Religious sociologists spend their time analyzing the trends in the religious practices of various groups. Several years ago, a team at the University of North Carolina studied the religious habits of young people, and after many interviews and observations they released their report on the state of the faith of young people in the United States. They saw the “dominant religion” of our youth not to be any particular brand of Christianity – although it was overwhelmingly Christian-based. What they saw was something that they termed “Moral Therapeutic Deism,” and this “religion” has a few core tenets:
1. God exists and He created everything.
2. God wants us to be good and nice to one another
3. The main purpose of life is to be “happy.”
4. God is generally uninvolved in life until called upon.
5. Good people go to heaven.
That’s it. That is the faith of our young people, and it is more and more the general faith of most Americans. I bet is sounds familiar to many of you.
While this study was aimed at describing the faith of young people, it is actually very close to the dominant faith experience of most people in our nation. These are those folks who would describe themselves as “spiritual but not religious.”
I think that the young man who approaches Jesus today is not that different from us. He is a person of faith; he loves the Lord; he is living his faith according to the “requirements.” However, even in the midst of that, he feels somehow limited. There has to be “something more” for him. When he comes to Jesus, he recognizes that there is that “something more” right in front of him.
“Good teacher,” He says, “what must I do to inherit eternal life?”
The man recognizes that Jesus is the source of this information – perhaps even moreso that others. So he asks his question, looking for some new “rule” or regulation to follow so he knows for sure that he is okay.
But that’s not what Jesus gives him. Rather than a new set of instructions, Jesus shares what he already knows – the Commandments. So the man presses Jesus for more.
And that’s where Jesus offers the remedy for Moral Therapeutic Deism – to shake him out of the drifting funk in which he has been living.
But before Jesus gives His instructions, we hear something absolutely beautiful: Jesus, looking at him, loved him.
He loved him.
The love of God breaks through any confining law or way of life that we impose upon Him or ourselves. Just because we live like He is uninvolved does not mean that this is the reality. God wants us to be more than just “nice” to each other and simply coexist; He wants us to love one another as He loves us. And that calls for something that Moral Therapeutic Deism does not offer.
It calls for sacrifice.
Sacrifice is what joins us to the love that Jesus shares because that is the love of God – it gives of itself and transforms those who receive it. If this man could truly give up all his possessions and respond to that real love of God in his midst, then he would certainly know what eternal life looks like.
We kick off the Year of Faith this week.
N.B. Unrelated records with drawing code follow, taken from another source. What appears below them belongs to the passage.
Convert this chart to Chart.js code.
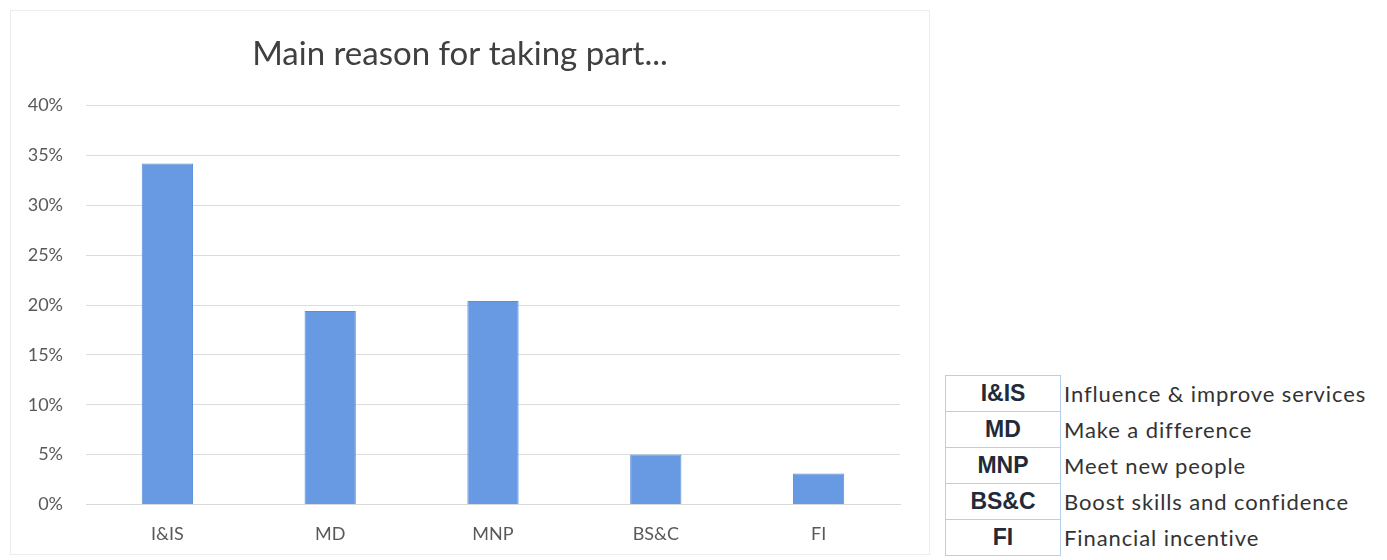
<!DOCTYPE html>
<html lang="en">
<head>
  <meta charset="UTF-8" />
  <title>Main reason for taking part</title>
  <script src="https://cdn.jsdelivr.net/npm/chart.js"></script>
  <style>
    body { margin: 0; background: #fff; width: 1387px; height: 560px; position: relative; overflow: hidden; font-family: Lato, "Open Sans", sans-serif; }
    #box { position: absolute; left: 10px; top: 10px; width: 920px; height: 545px; border: 1px solid #ececec; box-sizing: border-box; }
    #wrap { position: absolute; left: 0; top: 0; width: 930px; height: 572px; }
    #legendTable { position: absolute; left: 945px; top: 375px; border-collapse: collapse; }
    #legendTable td { height: 35px; padding: 0; }
    #legendTable td.code { width: 114px; text-align: center; font-family: "Liberation Sans", Arial, sans-serif; font-size: 23px; font-weight: bold; color: #222a3a; border: 1px solid #b5d0ec; }
    #legendTable td.desc { padding-left: 3px; font-size: 22px; letter-spacing: 0.9px; color: #333; white-space: nowrap; }
  </style>
</head>
<body>
  <div id="box"></div>
  <div id="wrap"><canvas id="grafico"></canvas></div>
  <table id="legendTable"></table>

  <script>
    const categorias = ["I&IS", "MD", "MNP", "BS&C", "FI"];
    const descripciones = ["Influence & improve services", "Make a difference", "Meet new people", "Boost skills and confidence", "Financial incentive"];
    const porcentajes = [34.2, 19.4, 20.4, 5.0, 3.1];

    // Tabla de abreviaturas
    const tabla = document.getElementById("legendTable");
    categorias.forEach((c, i) => {
      const tr = document.createElement("tr");
      const td1 = document.createElement("td");
      td1.className = "code";
      td1.textContent = c;
      const td2 = document.createElement("td");
      td2.className = "desc";
      td2.textContent = descripciones[i];
      tr.appendChild(td1);
      tr.appendChild(td2);
      tabla.appendChild(tr);
    });

    const ctx = document.getElementById("grafico").getContext("2d");
    new Chart(ctx, {
      type: 'bar',
      data: {
        labels: categorias,
        datasets: [{
          data: porcentajes,
          backgroundColor: '#679ae2',
          borderColor: '#5a8fdb',
          borderWidth: 1,
          barPercentage: 1,
          categoryPercentage: 0.315
        }]
      },
      options: {
        responsive: true,
        maintainAspectRatio: false,
        animation: false,
        layout: { padding: { left: 20, right: 30, top: 0, bottom: 8 } },
        plugins: {
          legend: { display: false },
          tooltip: { enabled: false },
          title: {
            display: true,
            text: 'Main reason for taking part...',
            color: '#404040',
            font: { family: 'Lato', size: 33, weight: 'normal' },
            padding: { top: 35, bottom: 31 }
          }
        },
        scales: {
          x: {
            grid: { display: false, drawTicks: false },
            border: { color: '#d9d9d9' },
            ticks: { color: '#595959', font: { family: 'Lato', size: 18 }, padding: 19 }
          },
          y: {
            min: 0,
            max: 40,
            afterFit: (axis) => { axis.width = 66; },
            grid: { color: '#dcdcdc', drawTicks: false },
            border: { display: false },
            ticks: {
              stepSize: 5,
              color: '#595959',
              font: { family: 'Lato', size: 18 },
              padding: 23,
              callback: v => v + '%'
            }
          }
        }
      }
    });
  </script>
</body>
</html>
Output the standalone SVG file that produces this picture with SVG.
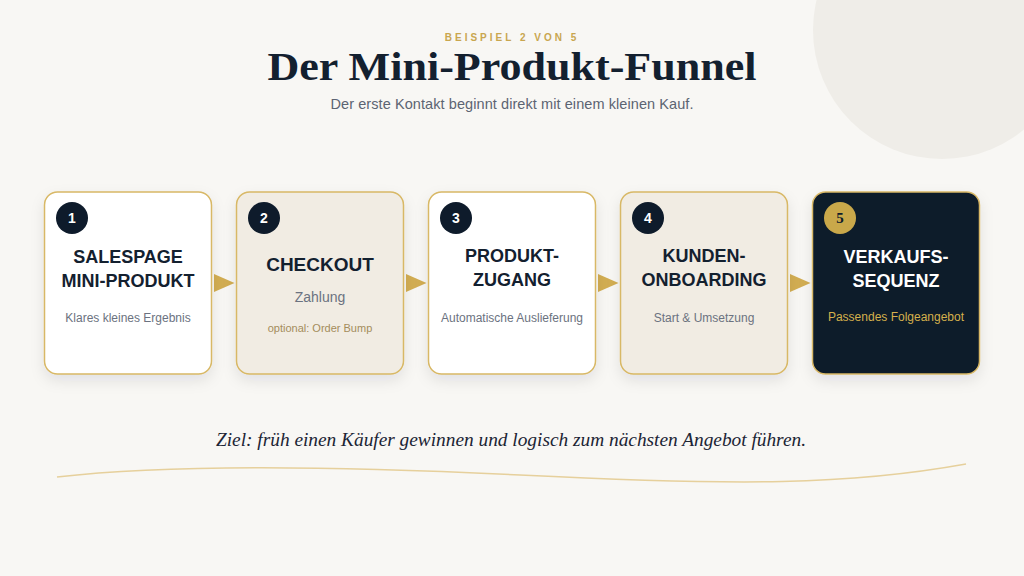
<svg xmlns="http://www.w3.org/2000/svg" width="1024" height="576" viewBox="0 0 1024 576">
<defs>
<filter id="sh" x="-20%" y="-20%" width="140%" height="150%">
<feDropShadow dx="0" dy="6" stdDeviation="7" flood-color="#1a2230" flood-opacity="0.09"/>
</filter>
<style>
.card{stroke:#d8b866;stroke-width:1.5}
.light{fill:#ffffff}
.beige{fill:#f1ece3}
.dark{fill:#0e1b2b}
.num{fill:#0e1b2b}
.numt{fill:#ffffff;font-family:"Liberation Sans",Arial,sans-serif;font-weight:bold;font-size:14px;text-anchor:middle}
.tt{fill:#13202f;font-family:"Liberation Sans",Arial,sans-serif;font-weight:bold;font-size:18px;text-anchor:middle}
.st{fill:#6b7280;font-family:"Liberation Sans",Arial,sans-serif;font-size:12px;text-anchor:middle}
.arrow{fill:#d2ad52}
</style>
</defs>
<rect x="0" y="0" width="1024" height="576" fill="#f8f7f4"/>
<circle cx="942" cy="30" r="129" fill="#efede8"/>
<text x="512" y="41" text-anchor="middle" font-family="'Liberation Sans',Arial,sans-serif" font-weight="bold" font-size="10px" letter-spacing="3" fill="#c9a64f">BEISPIEL 2 VON 5</text>
<text x="512" y="80" text-anchor="middle" font-family="'Liberation Serif','Times New Roman',serif" font-weight="bold" font-size="40px" textLength="489" lengthAdjust="spacingAndGlyphs" fill="#13202f">Der Mini-Produkt-Funnel</text>
<text x="512" y="109" text-anchor="middle" font-family="'Liberation Sans',Arial,sans-serif" font-size="14.5px" textLength="363" fill="#5c6472">Der erste Kontakt beginnt direkt mit einem kleinen Kauf.</text>

<g id="connectors">
<polygon class="arrow" points="214,274 234.5,283 214,292"/>
<polygon class="arrow" points="406,274 426.5,283 406,292"/>
<polygon class="arrow" points="598,274 618.5,283 598,292"/>
<polygon class="arrow" points="790,274 810.5,283 790,292"/>
</g>

<g id="node1">
<rect class="card light" x="44.5" y="192" width="167" height="182" rx="13" filter="url(#sh)"/>
<circle class="num" cx="72" cy="218" r="16"/>
<text class="numt" x="72" y="223">1</text>
<text class="tt" x="128" y="263">SALESPAGE</text>
<text class="tt" x="128" y="287">MINI-PRODUKT</text>
<text class="st" x="128" y="322">Klares kleines Ergebnis</text>
</g>

<g id="node2">
<rect class="card beige" x="236.5" y="192" width="167" height="182" rx="13" filter="url(#sh)"/>
<circle class="num" cx="264" cy="218" r="16"/>
<text class="numt" x="264" y="223">2</text>
<text class="tt" x="320" y="271" style="font-size:19px">CHECKOUT</text>
<text class="st" x="320" y="302" style="font-size:14px">Zahlung</text>
<text class="st" x="320" y="332" style="font-size:11px;fill:#a48c5c">optional: Order Bump</text>
</g>

<g id="node3">
<rect class="card light" x="428.5" y="192" width="167" height="182" rx="13" filter="url(#sh)"/>
<circle class="num" cx="456" cy="218" r="16"/>
<text class="numt" x="456" y="223">3</text>
<text class="tt" x="512" y="262">PRODUKT-</text>
<text class="tt" x="512" y="286">ZUGANG</text>
<text class="st" x="512" y="322">Automatische Auslieferung</text>
</g>

<g id="node4">
<rect class="card beige" x="620.5" y="192" width="167" height="182" rx="13" filter="url(#sh)"/>
<circle class="num" cx="648" cy="218" r="16"/>
<text class="numt" x="648" y="223">4</text>
<text class="tt" x="704" y="262">KUNDEN-</text>
<text class="tt" x="704" y="286">ONBOARDING</text>
<text class="st" x="704" y="322">Start &amp; Umsetzung</text>
</g>

<g id="node5">
<rect class="card dark" x="812.5" y="192" width="167" height="182" rx="13" filter="url(#sh)"/>
<circle cx="840" cy="218" r="16" fill="#c9a84a"/>
<text x="840" y="223" text-anchor="middle" font-family="'Liberation Serif','Times New Roman',serif" font-weight="bold" font-size="15px" fill="#0e1b2b">5</text>
<text class="tt" x="896" y="263" style="fill:#ffffff">VERKAUFS-</text>
<text class="tt" x="896" y="287" style="fill:#ffffff">SEQUENZ</text>
<text class="st" x="896" y="321" style="fill:#d4b04c">Passendes Folgeangebot</text>
</g>

<text x="511" y="446" text-anchor="middle" font-family="'Liberation Serif','Times New Roman',serif" font-style="italic" font-size="18px" textLength="590" lengthAdjust="spacingAndGlyphs" fill="#1c2535">Ziel: früh einen Käufer gewinnen und logisch zum nächsten Angebot führen.</text>
<path d="M57,477 C150,466 300,464 520,475 S850,485 966,464" fill="none" stroke="#e6d09c" stroke-width="1.5"/>
</svg>
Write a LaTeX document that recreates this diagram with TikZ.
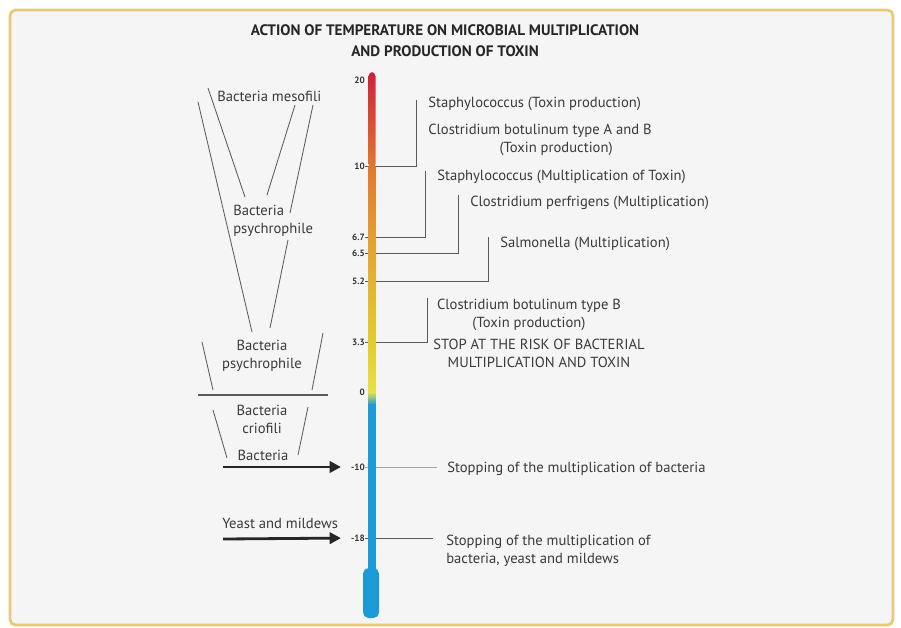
\documentclass[tikz,border=0pt]{standalone}
\usepackage{fontspec}
\setmainfont{PT Sans}
\usepackage{tikz}
\usetikzlibrary{arrows.meta}
\definecolor{FrameGold}{HTML}{E9C87A}
\definecolor{PaperGrey}{HTML}{F5F5F5}
\definecolor{InkGrey}{HTML}{3A3A3A}
\definecolor{LeadGrey}{HTML}{5A5A5A}
\definecolor{ThermoRed}{HTML}{D0203A}
\definecolor{ThermoOrange}{HTML}{E2782E}
\definecolor{ThermoAmber}{HTML}{E3A832}
\definecolor{ThermoYellow}{HTML}{E4CC2E}
\definecolor{ThermoPale}{HTML}{E8E048}
\definecolor{ThermoBlue}{HTML}{1C9AD8}

\begin{document}
\begin{tikzpicture}[
      x=0.025cm, y=-0.025cm,
      every node/.style={text=InkGrey, inner sep=0pt, font=\fontsize{10.4}{12.8}\selectfont},
      txt/.style={anchor=west},
      note/.style={align=center},
      tickno/.style={anchor=east, text=black!80, font=\bfseries\fontsize{6.5}{7}\selectfont},
      lead/.style={LeadGrey, line width=0.6pt},
      wedge/.style={LeadGrey, line width=0.6pt},
      bigarrow/.style={black!85, line width=2pt, -{Triangle[length=8pt,width=8pt]}, shorten >=7pt}
    ]
      \fill[white] (0,0) rectangle (901,627);
      \useasboundingbox (0,0) rectangle (901,627);
      \draw[FrameGold, line width=2pt, fill=PaperGrey, rounded corners=4pt] (10,10) rectangle (893,625);

      \node[note, text=black!85, font=\bfseries\fontsize{10.8}{15}\selectfont] (title) at (445,41)
        {ACTION OF TEMPERATURE ON MICROBIAL MULTIPLICATION\\AND PRODUCTION OF TOXIN};

      % scale
      \node[tickno] (t20) at (365,80) {20};
      \node[tickno] (t10) at (365,166) {10};
      \node[tickno] (t67) at (365,237) {6.7};
      \node[tickno] (t65) at (365,253) {6.5};
      \node[tickno] (t52) at (365,281) {5.2};
      \node[tickno] (t33) at (365,342) {3.3};
      \node[tickno] (t0) at (365,392) {0};
      \node[tickno] (tm10) at (365,467) {-10};
      \node[tickno] (tm18) at (365,538) {-18};

      % right hand notes
      \node[txt] (staphtox) at (428,104) {Staphylococcus (Toxin production)};
      \node[note] (clostab) at (540,140) {Clostridium botulinum type A and B\\\hspace*{2.2em}(Toxin production)};
      \node[txt] (staphmul) at (437,177) {Staphylococcus (Multiplication of Toxin)};
      \node[txt] (perfr) at (470,203) {Clostridium perfrigens (Multiplication)};
      \node[txt] (salmo) at (500,244) {Salmonella (Multiplication)};
      \node[note] (clostb) at (529,315) {Clostridium botulinum type B\\(Toxin production)};
      \node[note] (stop) at (539,353) {STOP AT THE RISK OF BACTERIAL\\MULTIPLICATION AND TOXIN};
      \node[txt] (stopbac) at (447,469) {Stopping of the multiplication of bacteria};
      \node[txt, align=left] (stopall) at (446,551) {Stopping of the multiplication of\\bacteria, yeast and mildews};

      \coordinate (k10) at (416,100);
      \coordinate (k67) at (425,171);
      \coordinate (k65) at (458,195);
      \coordinate (k52) at (488,237);
      \coordinate (k33) at (427,298);
      \coordinate (km10) at (437,467);
      \coordinate (km18) at (433,538);
      \draw[lead] (t10.east) -| (k10);
      \draw[lead] (t67.east) -| (k67);
      \draw[lead] (t65.east) -| (k65);
      \draw[lead] (t52.east) -| (k52);
      \draw[lead] (t33.east) -| (k33);
      \draw[lead, LeadGrey!55] (tm10.east) -- (km10);
      \draw[lead] (tm18.east) -- (km18);

      % thermometer
      \shade[top color=ThermoRed, bottom color=ThermoOrange, rounded corners=3pt] (368.5,72) rectangle (375.5,168);
      \shade[top color=ThermoOrange, bottom color=ThermoAmber] (368.5,166) rectangle (375.5,256);
      \shade[top color=ThermoAmber, bottom color=ThermoYellow] (368.5,255) rectangle (375.5,346);
      \shade[top color=ThermoYellow, bottom color=ThermoPale] (368.5,345) rectangle (375.5,393);
      \shade[top color=ThermoPale, bottom color=ThermoBlue] (368.5,392) rectangle (375.5,405);
      \fill[ThermoBlue] (367.5,404) rectangle (375.5,576);
      \fill[ThermoBlue, rounded corners=4pt] (363,568) rectangle (379,618);

      % left hand groups
      \node[txt] (meso) at (217,96) {Bacteria mesofili};
      \node[txt, align=left] (psyA) at (233,221) {Bacteria\\psychrophile};
      \node[note] (psyB) at (262,356) {Bacteria\\psychrophile};
      \node[note] (crio) at (262,419) {Bacteria\\criofili};
      \node[note] (bact) at (263,455) {Bacteria};
      \node[txt] (yeast) at (222,523) {Yeast and mildews};

      \draw[wedge] (208,88) -- (245,197);
      \draw[wedge] (295,105) -- (267,195);
      \draw[wedge] (198,102) -- (252,332);
      \draw[wedge] (313,105) -- (290,213);
      \draw[wedge] (288,240) -- (270,328);
      \draw[wedge] (202,342) -- (213,390);
      \draw[wedge] (323,333) -- (312,390);
      \draw[wedge, line width=1pt] (198,395) -- (328,395);
      \draw[wedge] (213,410) -- (227,458);
      \draw[wedge] (308,407) -- (298,455);

      \coordinate (a10) at (223,467);
      \coordinate (a18) at (223,539);
      \draw[bigarrow] (a10) -- (tm10.west);
      \draw[bigarrow] (a18) -- (tm18.west);
    \end{tikzpicture}
\end{document}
It is an opportunity for us – just like that young man – to approach Jesus and reevaluate our relationship with Him. After all, we do not simply profess faith in a set of laws or some quaint philosophy that researchers can give a cool name to. Rather, we profess faith in a Person: Jesus Christ.
Our first steps are the same as that young man’s. We must first come to the Lord and speak with Him. We pray. Jesus does not always give us easy answers, but He will always look at us and love us. Would that everyone knew this love. Imagine how our community and our world would be transformed if everyone knew the love of God in their lives. We are being loved at this very moment – and always.
How will we respond? Do we walk away, or do we “come, and follow” Jesus?